The Point (1, 1) in Polar Coordinates
The point (1, 1) in Cartesian coordinates represents a location one unit to the right and one unit up from the origin. This point can also be expressed in polar coordinates, which use a different system for describing location.
Understanding Polar Coordinates
Polar coordinates use two components:
- Radius (r): The distance from the origin to the point.
- Angle (θ): The angle between the positive x-axis and the line connecting the origin to the point, measured counter-clockwise.

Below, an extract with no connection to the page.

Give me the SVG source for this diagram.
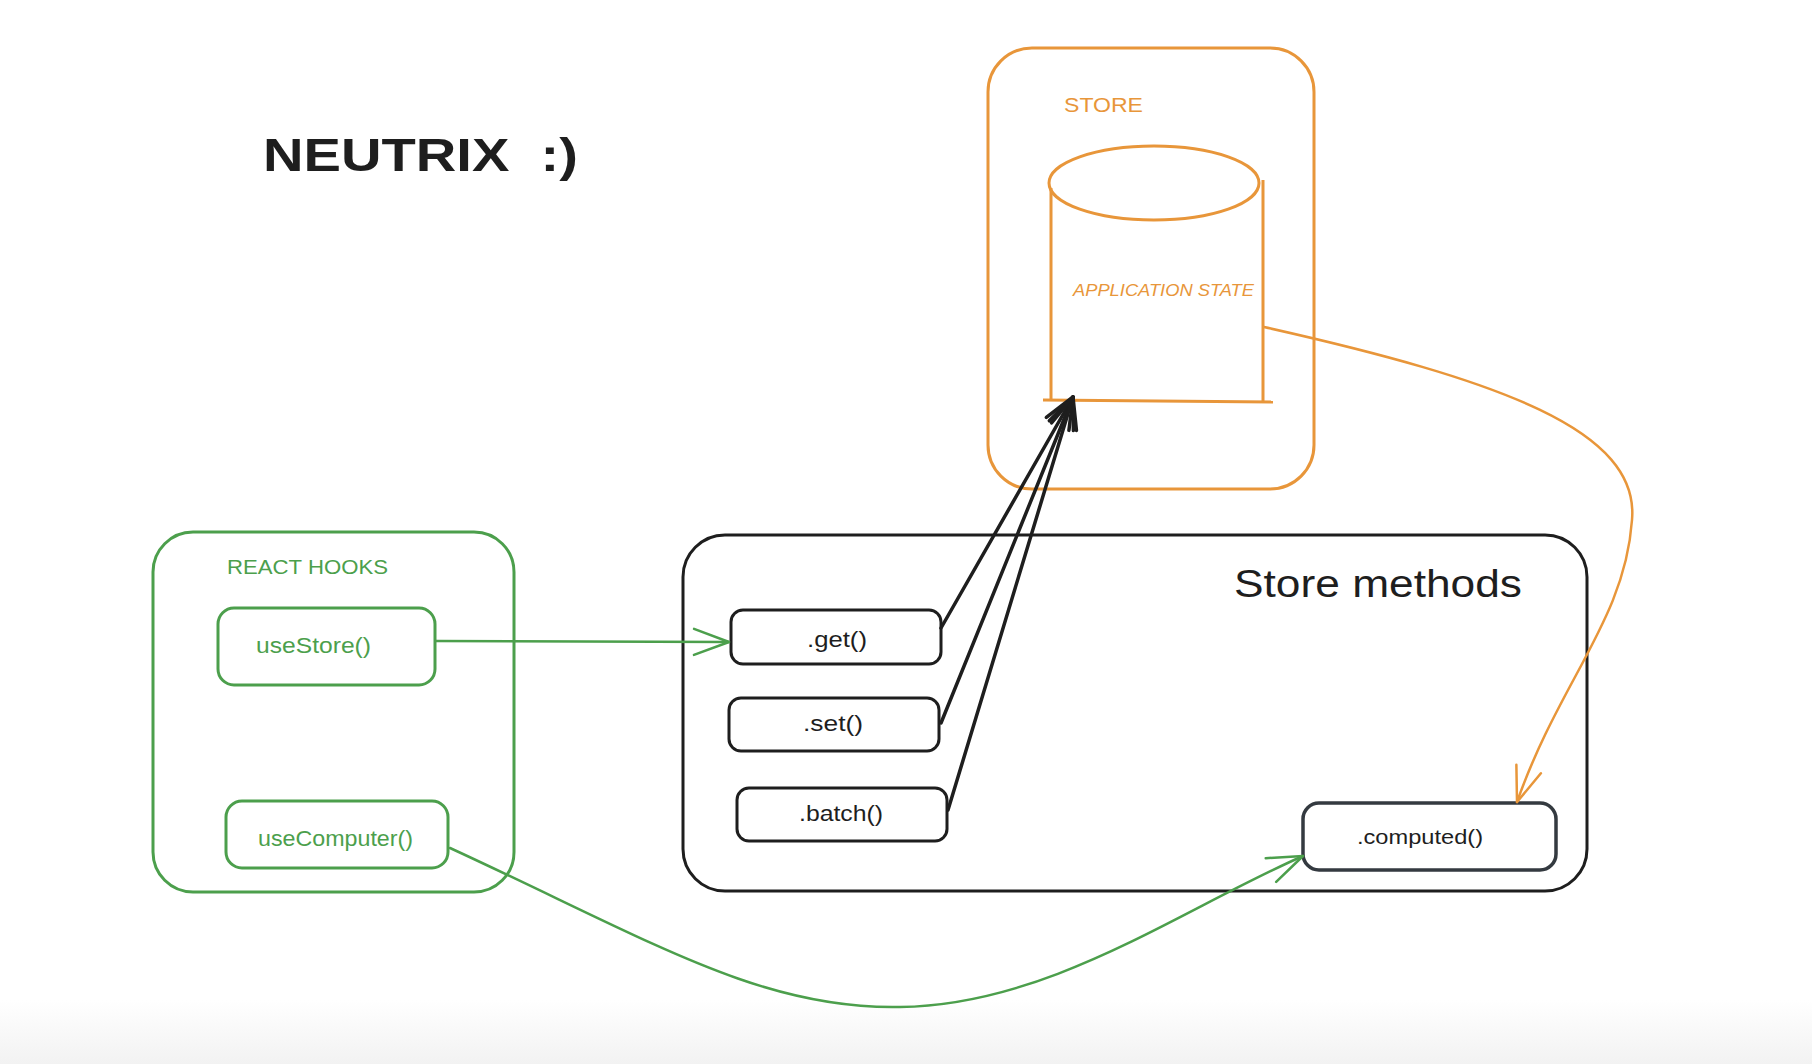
<svg xmlns="http://www.w3.org/2000/svg" width="1812" height="1064" viewBox="0 0 1812 1064">
<defs>
<linearGradient id="floor" x1="0" y1="0" x2="0" y2="1">
<stop offset="0" stop-color="#ffffff"/>
<stop offset="1" stop-color="#f2f2f2"/>
</linearGradient>
<marker id="ah-black" markerUnits="userSpaceOnUse" markerWidth="60" markerHeight="60" viewBox="-40 -30 60 60" refX="0" refY="0" orient="auto" overflow="visible">
<path d="M-31,-13 L0,0 L-31,13" fill="none" stroke="#1e1e1e" stroke-width="3.5" stroke-linecap="round" stroke-linejoin="round"/>
</marker>
<marker id="ah-green" markerUnits="userSpaceOnUse" markerWidth="60" markerHeight="60" viewBox="-40 -30 60 60" refX="0" refY="0" orient="auto" overflow="visible">
<path d="M-35,-13 L0,0 L-35,13" fill="none" stroke="#4c9f4c" stroke-width="2.5" stroke-linecap="round" stroke-linejoin="round"/>
</marker>
<marker id="ah-orange" markerUnits="userSpaceOnUse" markerWidth="60" markerHeight="60" viewBox="-40 -30 60 60" refX="0" refY="0" orient="auto" overflow="visible">
<path d="M-35,-13 L0,0 L-35,13" fill="none" stroke="#e8963a" stroke-width="2.5" stroke-linecap="round" stroke-linejoin="round"/>
</marker>
</defs>
<style>
text { font-family: "Liberation Sans", "DejaVu Sans", sans-serif; }
.black { stroke: #1e1e1e; fill: none; stroke-width: 3; }
.slate { stroke: #343a40; fill: none; stroke-width: 3.5; }
.green { stroke: #4c9f4c; fill: none; stroke-width: 3; }
.orange { stroke: #e8963a; fill: none; stroke-width: 3; }
.t-black { fill: #1e1e1e; }
.t-green { fill: #4c9f4c; }
.t-orange { fill: #e8963a; }
.conn-black { stroke: #1e1e1e; fill: none; stroke-width: 3.5; stroke-linecap: round; }
.conn-green { stroke: #4c9f4c; fill: none; stroke-width: 2.5; stroke-linecap: round; }
.conn-orange { stroke: #e8963a; fill: none; stroke-width: 2.5; stroke-linecap: round; }
</style>
<rect x="0" y="0" width="1812" height="1064" fill="#ffffff"/>
<rect x="0" y="1000" width="1812" height="64" fill="url(#floor)"/>

<g id="title">
<text x="263" y="171" font-size="47" font-weight="bold" class="t-black" textLength="315" lengthAdjust="spacingAndGlyphs" style="white-space:pre">NEUTRIX  :)</text>
</g>

<g id="store">
<rect x="988" y="48" width="326" height="441" rx="44" class="orange"/>
<text x="1064" y="112" font-size="21" class="t-orange" textLength="79" lengthAdjust="spacingAndGlyphs">STORE</text>
</g>

<g id="application-state">
<path d="M1051,188 L1051,401 M1263,180 L1263,401" class="orange" stroke-width="4"/>
<ellipse cx="1154" cy="183" rx="105" ry="37" class="orange" stroke-width="4"/>
<path d="M1043,400 L1273,402" class="orange" stroke-width="5"/>
<text x="1073" y="296" font-size="17" font-style="italic" class="t-orange" textLength="181" lengthAdjust="spacingAndGlyphs">APPLICATION STATE</text>
</g>

<g id="react-hooks">
<rect x="153" y="532" width="361" height="360" rx="40" class="green"/>
<text x="227" y="574" font-size="20" class="t-green" textLength="161" lengthAdjust="spacingAndGlyphs">REACT HOOKS</text>
</g>

<g id="useStore">
<rect x="218" y="608" width="217" height="77" rx="16" class="green"/>
<text x="256" y="653" font-size="22" class="t-green" textLength="115" lengthAdjust="spacingAndGlyphs">useStore()</text>
</g>

<g id="useComputer">
<rect x="226" y="801" width="222" height="67" rx="16" class="green"/>
<text x="258" y="846" font-size="22" class="t-green" textLength="155" lengthAdjust="spacingAndGlyphs">useComputer()</text>
</g>

<g id="store-methods">
<rect x="683" y="535" width="904" height="356" rx="42" class="black"/>
<text x="1234" y="597" font-size="38" class="t-black" textLength="288" lengthAdjust="spacingAndGlyphs">Store methods</text>
</g>

<g id="get">
<rect x="731" y="610" width="210" height="54" rx="12" class="black"/>
<text x="807" y="647" font-size="22" class="t-black" textLength="60" lengthAdjust="spacingAndGlyphs">.get()</text>
</g>

<g id="set">
<rect x="729" y="698" width="210" height="53" rx="12" class="black"/>
<text x="803" y="731" font-size="22" class="t-black" textLength="60" lengthAdjust="spacingAndGlyphs">.set()</text>
</g>

<g id="batch">
<rect x="737" y="788" width="210" height="53" rx="12" class="black"/>
<text x="799" y="821" font-size="22" class="t-black" textLength="84" lengthAdjust="spacingAndGlyphs">.batch()</text>
</g>

<g id="computed">
<rect x="1303" y="803" width="253" height="67" rx="16" class="slate"/>
<text x="1357" y="844" font-size="21" class="t-black" textLength="126" lengthAdjust="spacingAndGlyphs">.computed()</text>
</g>

<g id="connectors">
<path d="M941,628 L1073,397" class="conn-black" marker-end="url(#ah-black)"/>
<path d="M941,723 L1073,397" class="conn-black" marker-end="url(#ah-black)"/>
<path d="M948,810 L1073,397" class="conn-black" marker-end="url(#ah-black)"/>
<path d="M436,641 L729,642" class="conn-green" marker-end="url(#ah-green)"/>
<path d="M450,848 C650,940 760,1010 900,1007 C1050,1005 1180,910 1303,856" class="conn-green" marker-end="url(#ah-green)"/>
<path d="M1264,327 C1500,380 1640,430 1632,520 C1625,620 1560,680 1517,802" class="conn-orange" marker-end="url(#ah-orange)"/>
</g>
</svg>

Converting (1, 1) to Polar Coordinates
To find the polar coordinates of (1, 1), we need to determine its radius and angle:
1. Finding the Radius (r):
We can use the Pythagorean theorem to find the distance from the origin to (1, 1):
r = √(1² + 1²) = √2
2. Finding the Angle (θ):
The point (1, 1) lies in the first quadrant, so the angle will be between 0° and 90°. We can use the arctangent function (tan⁻¹) to find the angle:
θ = tan⁻¹(1/1) = tan⁻¹(1) = 45°
Therefore, the polar coordinates of (1, 1) are (√2, 45°).
Note:
- There are infinitely many ways to express a point in polar coordinates because adding 360° (or any multiple of 360°) to the angle results in the same point. For example, (√2, 405°) and (√2, 765°) also represent the point (1, 1) in polar coordinates.
- Angles in polar coordinates are typically expressed in radians rather than degrees. To convert 45° to radians, multiply by π/180: 45° * (π/180) = π/4 radians. So, the polar coordinates of (1, 1) can also be written as (√2, π/4).